(What needs to be done) Copy exactly, and only, the lines below from the first through the one containing "const xName = 'P", both included; pictures are omitted.

..............................

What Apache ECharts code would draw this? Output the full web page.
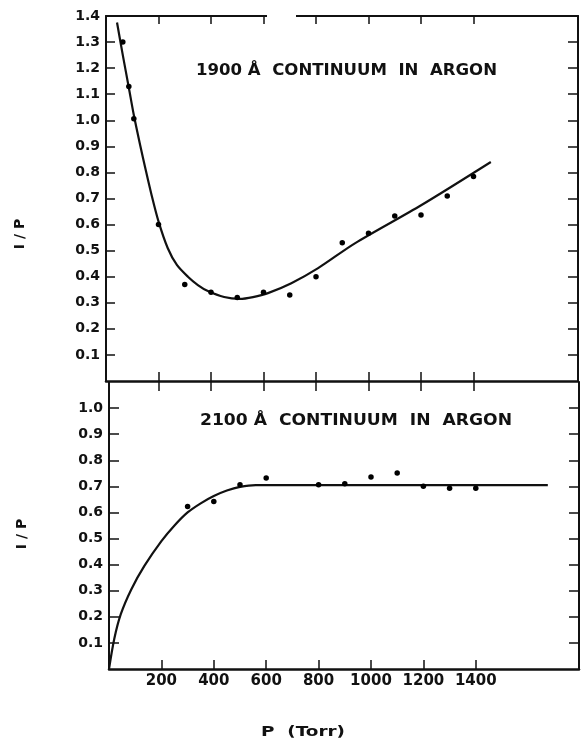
<!DOCTYPE html>
<html>
<head>
<meta charset="utf-8">
<script src="https://cdn.jsdelivr.net/npm/echarts@6/dist/echarts.min.js"></script>
<style>
  html, body { margin: 0; padding: 0; background: #fff; }
  #chart { width: 581px; height: 740px; }
</style>
</head>
<body>
<div id="chart"></div>
<script>
// ---------- data ----------
const xTickValues = [200, 400, 600, 800, 1000, 1200, 1400];
const yTickTop = [0.1, 0.2, 0.3, 0.4, 0.5, 0.6, 0.7, 0.8, 0.9, 1.0, 1.1, 1.2, 1.3];
const yLabelTop = [0.1, 0.2, 0.3, 0.4, 0.5, 0.6, 0.7, 0.8, 0.9, 1.0, 1.1, 1.2, 1.3, 1.4];
const yTickBot = [0.1, 0.2, 0.3, 0.4, 0.5, 0.6, 0.7, 0.8, 0.9, 1.0];
const yLabelBot = [0.1, 0.2, 0.3, 0.4, 0.5, 0.6, 0.7, 0.8, 0.9, 1.0];

// 1900 Å continuum (upper panel)
const topPointsP = [64, 87, 106, 200, 300, 400, 500, 600, 700, 800, 900, 1000, 1100, 1200, 1300, 1400];
const topPointsV = [1.30, 1.13, 1.006, 0.60, 0.37, 0.34, 0.32, 0.34, 0.33, 0.40, 0.53, 0.567, 0.633, 0.637, 0.71, 0.784];
const topCurveP = [42, 64, 87, 106, 130, 150, 172, 200, 235, 270, 312, 350, 388, 450, 509, 560, 617, 706, 808, 948, 1202, 1466];
const topCurveV = [1.375, 1.25, 1.125, 1.02, 0.905, 0.815, 0.72, 0.612, 0.51, 0.445, 0.40, 0.368, 0.345, 0.322, 0.315, 0.322, 0.337, 0.375, 0.433, 0.528, 0.675, 0.84];

// 2100 Å continuum (lower panel)
const botPointsP = [300, 400, 500, 600, 800, 900, 1000, 1100, 1200, 1300, 1400];
const botPointsV = [0.623, 0.642, 0.706, 0.732, 0.706, 0.71, 0.736, 0.751, 0.70, 0.693, 0.693];
const botCurveP = [0, 20, 45, 85, 135, 200, 250, 300, 350, 400, 450, 500, 560, 1675];
const botCurveV = [0, 0.115, 0.21, 0.305, 0.395, 0.49, 0.55, 0.60, 0.635, 0.663, 0.684, 0.698, 0.705, 0.705];

const topTitle = '1900 Å  CONTINUUM  IN  ARGON';
const botTitle = '2100 Å  CONTINUUM  IN  ARGON';
const yName = 'I / P';
const xName = 'P  (Torr)';

// ---------- helpers ----------
const INK = '#111';
const FONT = '"DejaVu Sans", "Liberation Sans", sans-serif';
const zip = (a, b) => a.map((v, i) => [v, b[i]]);

function measure(text, font) {
  const c = document.createElement('canvas').getContext('2d');
  c.font = font;
  return c.measureText(text).width;
}

const line = { show: true, onZero: false, lineStyle: { color: INK, width: 2 } };
const thick = { show: true, onZero: false, lineStyle: { color: INK, width: 2.5 } };
const noLine = { show: false, onZero: false };
const tickStyle = { color: INK, width: 1.5 };

const chart = echarts.init(document.getElementById('chart'), null, { renderer: 'canvas' });

const titleFont = 'bold 15px ' + FONT;
const xNameFont = 'bold 14px ' + FONT;
const topTitleScale = 301 / measure(topTitle, titleFont);
const botTitleScale = 312 / measure(botTitle, titleFont);
const xNameScale = 84 / measure(xName, xNameFont);

const yLabelStyle = { show: true, margin: 6, color: INK, fontFamily: FONT, fontSize: 14, fontWeight: 'bold',
  formatter: v => Number(v).toFixed(1) };

const TOP_XMAX = 1798;
const BOT_XMAX = 1794;

const option = {
  animation: false,
  backgroundColor: '#fff',
  grid: [
    { left: 106, top: 16, width: 472, height: 365 },
    { left: 109, top: 382, width: 470, height: 287 }
  ],
  xAxis: [
    // upper panel: top border
    { gridIndex: 0, type: 'value', position: 'top', min: 0, max: TOP_XMAX,
      axisLine: line, splitLine: { show: false }, axisLabel: { show: false },
      axisTick: { show: true, inside: true, length: 8, customValues: xTickValues, lineStyle: tickStyle } },
    // upper panel: separator (ticks upward)
    { gridIndex: 0, type: 'value', position: 'bottom', min: 0, max: TOP_XMAX,
      axisLine: thick, splitLine: { show: false }, axisLabel: { show: false },
      axisTick: { show: true, inside: true, length: 9, customValues: xTickValues, lineStyle: tickStyle } },
    // upper panel: separator (ticks downward)
    { gridIndex: 0, type: 'value', position: 'bottom', offset: 0, min: 0, max: TOP_XMAX,
      axisLine: noLine, splitLine: { show: false }, axisLabel: { show: false },
      axisTick: { show: true, inside: false, length: 10, customValues: xTickValues, lineStyle: tickStyle } },
    // lower panel: bottom axis with labels
    { gridIndex: 1, type: 'value', position: 'bottom', min: 0, max: BOT_XMAX,
      axisLine: thick, splitLine: { show: false },
      axisTick: { show: true, inside: true, length: 9, customValues: xTickValues, lineStyle: tickStyle },
      axisLabel: { show: true, customValues: xTickValues, margin: 5, color: INK,
        fontFamily: FONT, fontSize: 15, fontWeight: 'bold', formatter: v => String(v) } },
    // lower panel: top line (no ticks)
    { gridIndex: 1, type: 'value', position: 'top', min: 0, max: BOT_XMAX,
      axisLine: noLine, splitLine: { show: false }, axisLabel: { show: false }, axisTick: { show: false } }
  ],
  yAxis: [
    { gridIndex: 0, type: 'value', position: 'left', min: 0, max: 1.4, interval: 0.1,
      axisLine: line, splitLine: { show: false },
      axisTick: { show: true, inside: true, length: 9, customValues: yTickTop, lineStyle: tickStyle },
      axisLabel: Object.assign({ customValues: yLabelTop }, yLabelStyle) },
    { gridIndex: 0, type: 'value', position: 'right', min: 0, max: 1.4, interval: 0.1,
      axisLine: line, splitLine: { show: false }, axisLabel: { show: false },
      axisTick: { show: true, inside: true, length: 10, customValues: yTickTop, lineStyle: tickStyle } },
    { gridIndex: 1, type: 'value', position: 'left', min: 0, max: 1.1, interval: 0.1,
      axisLine: line, splitLine: { show: false },
      axisTick: { show: true, inside: true, length: 10, customValues: yTickBot, lineStyle: tickStyle },
      axisLabel: Object.assign({ customValues: yLabelBot }, yLabelStyle) },
    { gridIndex: 1, type: 'value', position: 'right', min: 0, max: 1.1, interval: 0.1,
      axisLine: line, splitLine: { show: false }, axisLabel: { show: false },
      axisTick: { show: true, inside: true, length: 10, customValues: yTickBot, lineStyle: tickStyle } }
  ],
  series: [
    { name: '1900 curve', type: 'line', xAxisIndex: 1, yAxisIndex: 0, data: zip(topCurveP, topCurveV),
      smooth: 0.3, showSymbol: false, lineStyle: { color: INK, width: 2.2 }, z: 3 },
    { name: '1900 data', type: 'scatter', xAxisIndex: 1, yAxisIndex: 0, data: zip(topPointsP, topPointsV),
      symbol: 'circle', symbolSize: 5.5, itemStyle: { color: '#000', opacity: 1 }, z: 4 },
    { name: '2100 curve', type: 'line', xAxisIndex: 3, yAxisIndex: 2, data: zip(botCurveP, botCurveV),
      smooth: 0.3, showSymbol: false, lineStyle: { color: INK, width: 2.2 }, z: 3 },
    { name: '2100 data', type: 'scatter', xAxisIndex: 3, yAxisIndex: 2, data: zip(botPointsP, botPointsV),
      symbol: 'circle', symbolSize: 5.5, itemStyle: { color: '#000', opacity: 1 }, z: 4 }
  ],
  graphic: [
    { type: 'text', x: 346.5, y: 71.5, scaleX: topTitleScale, z: 10,
      style: { text: topTitle, font: titleFont, fill: INK, align: 'center', verticalAlign: 'middle' } },
    { type: 'text', x: 356, y: 421.5, scaleX: botTitleScale, z: 10,
      style: { text: botTitle, font: titleFont, fill: INK, align: 'center', verticalAlign: 'middle' } },
    { type: 'text', x: 20, y: 234, rotation: Math.PI / 2, z: 10,
      style: { text: yName, font: 'bold 14px ' + FONT, fill: INK, align: 'center', verticalAlign: 'middle' } },
    { type: 'text', x: 22, y: 534, rotation: Math.PI / 2, z: 10,
      style: { text: yName, font: 'bold 14px ' + FONT, fill: INK, align: 'center', verticalAlign: 'middle' } },
    { type: 'text', x: 303, y: 732, scaleX: xNameScale, z: 10,
      style: { text: xName, font: xNameFont, fill: INK, align: 'center', verticalAlign: 'middle' } },
    // break in the upper border line, as in the original print
    { type: 'rect', shape: { x: 267, y: 11, width: 29, height: 9 }, z: 100,
      style: { fill: '#fff' } }
  ]
};

chart.setOption(option);
</script>
</body>
</html>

..............................

(Full response)
What Apache ECharts code would draw this? Output the full web page.
<!DOCTYPE html>
<html>
<head>
<meta charset="utf-8">
<script src="https://cdn.jsdelivr.net/npm/echarts@6/dist/echarts.min.js"></script>
<style>
  html, body { margin: 0; padding: 0; background: #fff; }
  #chart { width: 581px; height: 740px; }
</style>
</head>
<body>
<div id="chart"></div>
<script>
// ---------- data ----------
const xTickValues = [200, 400, 600, 800, 1000, 1200, 1400];
const yTickTop = [0.1, 0.2, 0.3, 0.4, 0.5, 0.6, 0.7, 0.8, 0.9, 1.0, 1.1, 1.2, 1.3];
const yLabelTop = [0.1, 0.2, 0.3, 0.4, 0.5, 0.6, 0.7, 0.8, 0.9, 1.0, 1.1, 1.2, 1.3, 1.4];
const yTickBot = [0.1, 0.2, 0.3, 0.4, 0.5, 0.6, 0.7, 0.8, 0.9, 1.0];
const yLabelBot = [0.1, 0.2, 0.3, 0.4, 0.5, 0.6, 0.7, 0.8, 0.9, 1.0];

// 1900 Å continuum (upper panel)
const topPointsP = [64, 87, 106, 200, 300, 400, 500, 600, 700, 800, 900, 1000, 1100, 1200, 1300, 1400];
const topPointsV = [1.30, 1.13, 1.006, 0.60, 0.37, 0.34, 0.32, 0.34, 0.33, 0.40, 0.53, 0.567, 0.633, 0.637, 0.71, 0.784];
const topCurveP = [42, 64, 87, 106, 130, 150, 172, 200, 235, 270, 312, 350, 388, 450, 509, 560, 617, 706, 808, 948, 1202, 1466];
const topCurveV = [1.375, 1.25, 1.125, 1.02, 0.905, 0.815, 0.72, 0.612, 0.51, 0.445, 0.40, 0.368, 0.345, 0.322, 0.315, 0.322, 0.337, 0.375, 0.433, 0.528, 0.675, 0.84];

// 2100 Å continuum (lower panel)
const botPointsP = [300, 400, 500, 600, 800, 900, 1000, 1100, 1200, 1300, 1400];
const botPointsV = [0.623, 0.642, 0.706, 0.732, 0.706, 0.71, 0.736, 0.751, 0.70, 0.693, 0.693];
const botCurveP = [0, 20, 45, 85, 135, 200, 250, 300, 350, 400, 450, 500, 560, 1675];
const botCurveV = [0, 0.115, 0.21, 0.305, 0.395, 0.49, 0.55, 0.60, 0.635, 0.663, 0.684, 0.698, 0.705, 0.705];

const topTitle = '1900 Å  CONTINUUM  IN  ARGON';
const botTitle = '2100 Å  CONTINUUM  IN  ARGON';
const yName = 'I / P';
const xName = 'P  (Torr)';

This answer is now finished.